Tony Washington

Liberty Flames
- Title: Pass Game Coordinator / Wide receivers coach

Personal information
- Born: October 18, 1990 (age 35) High Point, North Carolina, U.S.

Career information
- High school: T.W. Andrews (NC)
- College: Appalachian State (2010–2013)
- NFL draft: 2014 (undrafted)

Career history

Playing
- Indianapolis Colts (2014)*; Jacksonville Jaguars (2014–2016); New England Patriots (2017)*;
- * Offseason or practice squad member only

Coaching
- East Carolina (2018) Offensive quality control assistant; Louisville (2019) Graduate assistant; Coastal Carolina (2020–2021) Wide receivers coach; West Virginia (2022) Wide receivers coach; Liberty (2023–present) Pass Game Coordinator & Wide receivers coach;

= Tony Washington (wide receiver) =

American football player and coach (born 1990)

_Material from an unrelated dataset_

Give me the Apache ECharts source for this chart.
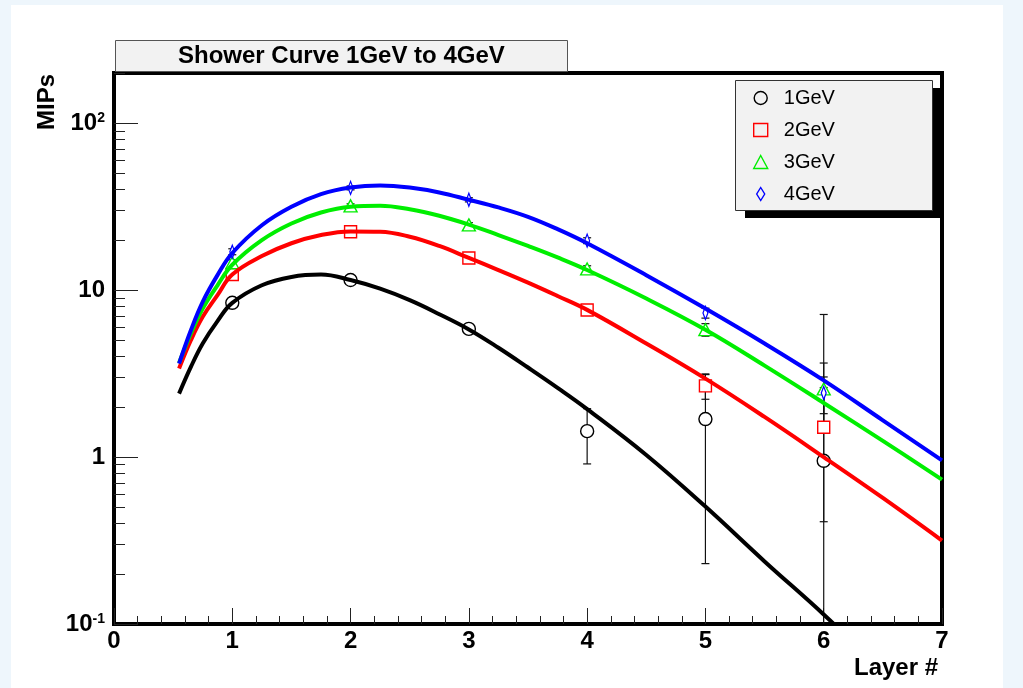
<!DOCTYPE html>
<html>
<head>
<meta charset="utf-8">
<script src="https://cdn.jsdelivr.net/npm/echarts@6/dist/echarts.min.js"></script>
<style>
  body { margin: 0; background: #eef6fc; }
  #main { position: absolute; left: 11px; top: 5px; width: 992px; height: 683px; background: #fff; }
</style>
</head>
<body>
<div id="main"></div>
<script>
// measured points per layer, with errors
const layers = [1, 2, 3, 4, 5, 6];
const mip1GeV = [8.4, 11.5, 5.86, 1.43, 1.69, 0.95];
const err1GeV = [0.35, 0.45, 0.3, 0.52, 1.46, 6.2];
const mip2GeV = [12.4, 22.4, 15.6, 7.6, 2.67, 1.51];
const err2GeV = [0.5, 0.7, 0.6, 0.45, 0.45, 1.1];
const mip3GeV = [14.6, 32, 24.6, 13.4, 5.8, 2.56];
const err3GeV = [0.6, 0.9, 0.8, 0.6, 0.5, 1.1];
const mip4GeV = [17, 41, 34.8, 19.8, 7.3, 2.42];
const err4GeV = [0.7, 1.1, 1.0, 0.8, 0.5, 0.6];

// fitted shower curves
const fitX = [0.55, 0.65, 0.75, 0.875, 1, 1.25, 1.5, 1.75, 2, 2.25, 2.5, 2.75, 3, 3.25, 3.5, 3.75, 4, 4.5, 5, 5.5, 6, 6.5, 7];
const fit1GeV = [2.40, 3.47, 4.79, 6.53, 8.39, 10.7, 12.0, 12.4, 11.5, 10.2, 8.71, 7.18, 5.82, 4.52, 3.44, 2.60, 1.94, 1.03, 0.505, 0.237, 0.114, 0.052, 0.024];
const fit2GeV = [3.39, 5.01, 6.92, 9.33, 12.4, 16.0, 19.1, 21.4, 22.5, 22.4, 20.9, 18.4, 15.6, 13.2, 11.1, 9.23, 7.62, 4.79, 2.95, 1.74, 1.00, 0.569, 0.316];
const fit3GeV = [3.66, 5.50, 7.76, 10.7, 14.2, 19.95, 25.1, 29.2, 31.6, 32.0, 30.5, 27.9, 24.7, 21.4, 18.4, 15.7, 13.2, 8.91, 5.79, 3.53, 2.11, 1.25, 0.733];
const fit4GeV = [3.63, 5.75, 8.51, 12.3, 16.7, 24.5, 31.6, 37.6, 41.2, 42.4, 41.2, 38.5, 34.8, 31.3, 27.5, 23.2, 19.1, 12.3, 7.76, 4.79, 2.88, 1.66, 0.955];

const energies = ['1GeV', '2GeV', '3GeV', '4GeV'];
const xTicks = [0, 1, 2, 3, 4, 5, 6, 7];
const yMajorTicks = [0.1, 1, 10, 100];
const yMinorTicks = [0.2, 0.3, 0.4, 0.5, 0.6, 0.7, 0.8, 0.9, 2, 3, 4, 5, 6, 7, 8, 9, 20, 30, 40, 50, 60, 70, 80, 90, 200];

const Y_MIN = 0.1;
const Y_MAX = 200;
const font = "'Liberation Sans', Arial, Helvetica, sans-serif";

const colors = ['#000000', '#ff0000', '#00ee00', '#0000ff'];
const symbols = ['circle', 'rect', 'triangle', 'path://M4,0L8,6.5L4,13L0,6.5Z'];
const symbolSizes = [13, 12, [13, 12], [8, 13]];
const mips = [mip1GeV, mip2GeV, mip3GeV, mip4GeV];
const errs = [err1GeV, err2GeV, err3GeV, err4GeV];
const fits = [fit1GeV, fit2GeV, fit3GeV, fit4GeV];

const chart = echarts.init(document.getElementById('main'));

function renderErrorBar(params, api) {
  const x = api.value(0), y = api.value(1), e = api.value(2);
  const low = y - e;
  const top = api.coord([x, y + e]);
  const bottom = api.coord([x, low > Y_MIN ? low : Y_MIN]);
  const style = { stroke: '#111', lineWidth: 1.2 };
  const kids = [
    { type: 'line', shape: { x1: top[0], y1: top[1], x2: bottom[0], y2: bottom[1] }, style },
    { type: 'line', shape: { x1: top[0] - 4, y1: top[1], x2: top[0] + 4, y2: top[1] }, style }
  ];
  if (low > Y_MIN) {
    kids.push({ type: 'line', shape: { x1: bottom[0] - 4, y1: bottom[1], x2: bottom[0] + 4, y2: bottom[1] }, style });
  }
  return { type: 'group', children: kids };
}

function yLabel(v) {
  if (Math.abs(v - 0.1) < 1e-9) return '{b|10}{s|-1}';
  if (Math.abs(v - 100) < 1e-9) return '{b|10}{s|2}';
  return '{b|' + v + '}';
}

const series = [];
energies.forEach((name, i) => {
  series.push({
    name: name + ' err',
    type: 'custom',
    z: 1,
    clip: true,
    renderItem: renderErrorBar,
    encode: { x: 0, y: 1 },
    data: layers.map((l, k) => [l, mips[i][k], errs[i][k]])
  });
});
energies.forEach((name, i) => {
  series.push({
    name: name,
    type: 'scatter',
    z: 2,
    symbol: symbols[i],
    symbolSize: symbolSizes[i],
    symbolKeepAspect: true,
    itemStyle: { color: '#fff', borderColor: colors[i], borderWidth: 1.4, opacity: 1 },
    data: layers.map((l, k) => [l, mips[i][k]])
  });
});
energies.forEach((name, i) => {
  series.push({
    name: name + ' fit',
    type: 'line',
    z: 3,
    smooth: 0.4,
    showSymbol: false,
    silent: true,
    lineStyle: { color: colors[i], width: 4 },
    itemStyle: { color: colors[i] },
    data: fitX.map((x, k) => [x, fits[i][k]])
  });
});

const option = {
  animation: false,
  textStyle: { fontFamily: font },
  title: {
    text: 'Shower Curve 1GeV to 4GeV',
    left: 104,
    top: 35,
    padding: [4, 63],
    backgroundColor: '#f2f2f2',
    borderColor: '#555',
    borderWidth: 1,
    textStyle: { fontFamily: font, fontSize: 24, fontWeight: 'bold', color: '#000', lineHeight: 24 }
  },
  legend: {
    data: energies,
    orient: 'vertical',
    left: 724,
    top: 75,
    z: 10,
    padding: [8, 97, 7, 18],
    itemWidth: 14,
    itemHeight: 13,
    itemGap: 12,
    formatter: name => '  ' + name,
    backgroundColor: 'transparent',
    borderWidth: 0,
    itemStyle: { color: 'transparent', borderWidth: 1.4 },
    textStyle: { fontFamily: font, fontSize: 20, color: '#000', lineHeight: 20 },
    selectedMode: false
  },
  grid: {
    left: 103,
    right: 61,
    top: 68,
    bottom: 64,
    outerBoundsMode: 'none',
    containLabel: false,
    show: true,
    backgroundColor: '#fff',
    borderColor: '#000',
    borderWidth: 4
  },
  xAxis: {
    type: 'value',
    min: 0,
    max: 7,
    interval: 1,
    name: 'Layer #',
    nameLocation: 'end',
    nameGap: -88,
    nameTextStyle: { fontFamily: font, fontSize: 24, fontWeight: 'bold', color: '#000', verticalAlign: 'top', padding: [32, 0, 0, 0] },
    axisLine: { show: false },
    splitLine: { show: false },
    axisTick: { show: true, inside: true, length: 16, lineStyle: { color: '#222', width: 1 } },
    minorTick: { show: true, splitNumber: 5, length: 8, lineStyle: { color: '#222', width: 1 } },
    axisLabel: {
      customValues: xTicks,
      margin: 5,
      fontFamily: font, fontSize: 24, fontWeight: 'bold', color: '#000'
    }
  },
  yAxis: [{
    type: 'log',
    logBase: 10,
    min: Y_MIN,
    max: Y_MAX,
    axisLine: { show: false },
    splitLine: { show: false },
    axisTick: { show: true, inside: true, length: 24, customValues: yMajorTicks, lineStyle: { color: '#222', width: 1 } },
    axisLabel: {
      customValues: yMajorTicks,
      margin: 9,
      formatter: yLabel,
      rich: {
        b: { fontFamily: font, fontSize: 24, fontWeight: 'bold', color: '#000', lineHeight: 24 },
        s: { fontFamily: font, fontSize: 14, fontWeight: 'bold', color: '#000', lineHeight: 14, verticalAlign: 'top' }
      }
    }
  }, {
    type: 'log',
    logBase: 10,
    min: Y_MIN,
    max: Y_MAX,
    position: 'left',
    axisLine: { show: false },
    splitLine: { show: false },
    axisLabel: { show: false },
    axisTick: { show: true, inside: true, length: 11, customValues: yMinorTicks, lineStyle: { color: '#222', width: 1 } }
  }],
  graphic: [{
    type: 'text',
    x: 36,
    y: 69,
    rotation: Math.PI / 2,
    style: { text: 'MIPs', font: 'bold 24px ' + font, fill: '#000', textAlign: 'right', textVerticalAlign: 'middle' }
  }, {
    // legend box shadow
    type: 'rect',
    z: 8,
    shape: { x: 734, y: 83, width: 196, height: 130 },
    style: { fill: '#000' }
  }, {
    // legend box
    type: 'rect',
    z: 9,
    shape: { x: 724.5, y: 75.5, width: 197, height: 130 },
    style: { fill: '#f2f2f2', stroke: '#333', lineWidth: 1 }
  }],
  series: series
};

chart.setOption(option);
</script>
</body>
</html>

Michael Anthony Washington II (born October 18, 1990) is an American former football player who is the pass game coordinator and wide receivers coach at Liberty University. He played professionally in the National Football League (NFL) as a receiver.

Washington played college football for the Appalachian State Mountaineers. He was signed by the Indianapolis Colts as an undrafted free agent in 2014.

==Professional career==

===Indianapolis Colts===
On May 11, 2014, Washington was signed by the Colts as an undrafted free agent. On August 25, 2014, he was waived by the team.

===Jacksonville Jaguars===

====2014====
On September 1, 2014, Washington was signed to the Jaguars' practice squad where he spent his entire rookie season. On December 29, 2014, he signed a reserve/futures contract with the Jaguars.

====2015====
On September 4, 2015, Washington was waived by the Jaguars. and was signed to the Jaguars' practice squad. On September 26, 2015, he was promoted to the active roster. He made his NFL debut the next day tallying one special team tackle. The following week, he made his first career rush for eight yards. He saw action on offense and on special teams the next two weeks before suffering a quad injury. On October 20, 2015, he was placed on injured reserve.

====2016====
On September 1, 2016, Washington was placed on injured reserve. On September 8, 2016, he was released from the Jaguars' injured reserve with an injury settlement. He was re-signed to the practice squad on November 10, 2016. He was promoted to the active roster on December 23, 2016. On May 1, 2017, he was released by the Jaguars.

===New England Patriots===
Washington was signed by the New England Patriots on July 27, 2017. He was waived by the Patriots on September 2, 2017.